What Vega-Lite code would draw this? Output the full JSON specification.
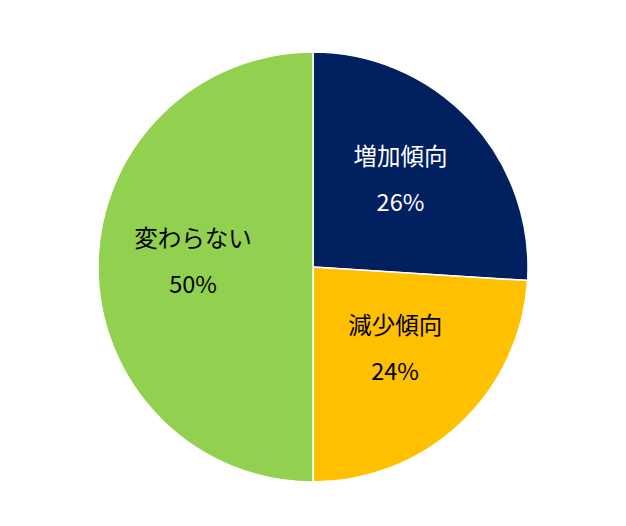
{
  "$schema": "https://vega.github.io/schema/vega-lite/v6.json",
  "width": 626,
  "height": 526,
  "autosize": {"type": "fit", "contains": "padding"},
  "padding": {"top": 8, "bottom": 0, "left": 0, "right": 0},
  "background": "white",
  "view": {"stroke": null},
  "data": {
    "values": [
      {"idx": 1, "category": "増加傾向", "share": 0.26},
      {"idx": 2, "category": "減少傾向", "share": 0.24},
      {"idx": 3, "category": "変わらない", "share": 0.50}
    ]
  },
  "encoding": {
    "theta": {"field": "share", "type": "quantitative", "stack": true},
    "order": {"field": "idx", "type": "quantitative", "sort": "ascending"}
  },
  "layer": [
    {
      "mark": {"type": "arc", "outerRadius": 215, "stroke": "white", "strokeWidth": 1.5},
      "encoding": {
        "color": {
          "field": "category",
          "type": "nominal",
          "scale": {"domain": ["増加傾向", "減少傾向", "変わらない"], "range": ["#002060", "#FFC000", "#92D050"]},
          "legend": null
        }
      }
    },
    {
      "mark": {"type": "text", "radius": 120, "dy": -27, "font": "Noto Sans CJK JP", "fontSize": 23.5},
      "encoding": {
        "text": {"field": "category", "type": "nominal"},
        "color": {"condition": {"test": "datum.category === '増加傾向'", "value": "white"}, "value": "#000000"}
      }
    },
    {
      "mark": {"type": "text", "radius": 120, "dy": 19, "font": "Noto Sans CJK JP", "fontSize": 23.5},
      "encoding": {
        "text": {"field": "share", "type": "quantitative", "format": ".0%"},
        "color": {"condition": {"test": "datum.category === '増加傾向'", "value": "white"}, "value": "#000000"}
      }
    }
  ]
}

==

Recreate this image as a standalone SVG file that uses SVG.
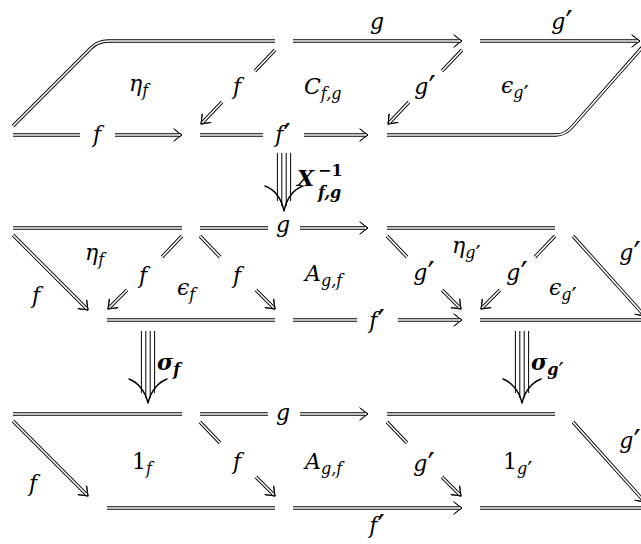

▶ _Stated goal_
Using the records above, copy each line that contains "this".

▶ _Output below_
What Vega-Lite code would draw this? Output the full JSON specification.
Recreate this image as a standalone SVG file that uses SVG.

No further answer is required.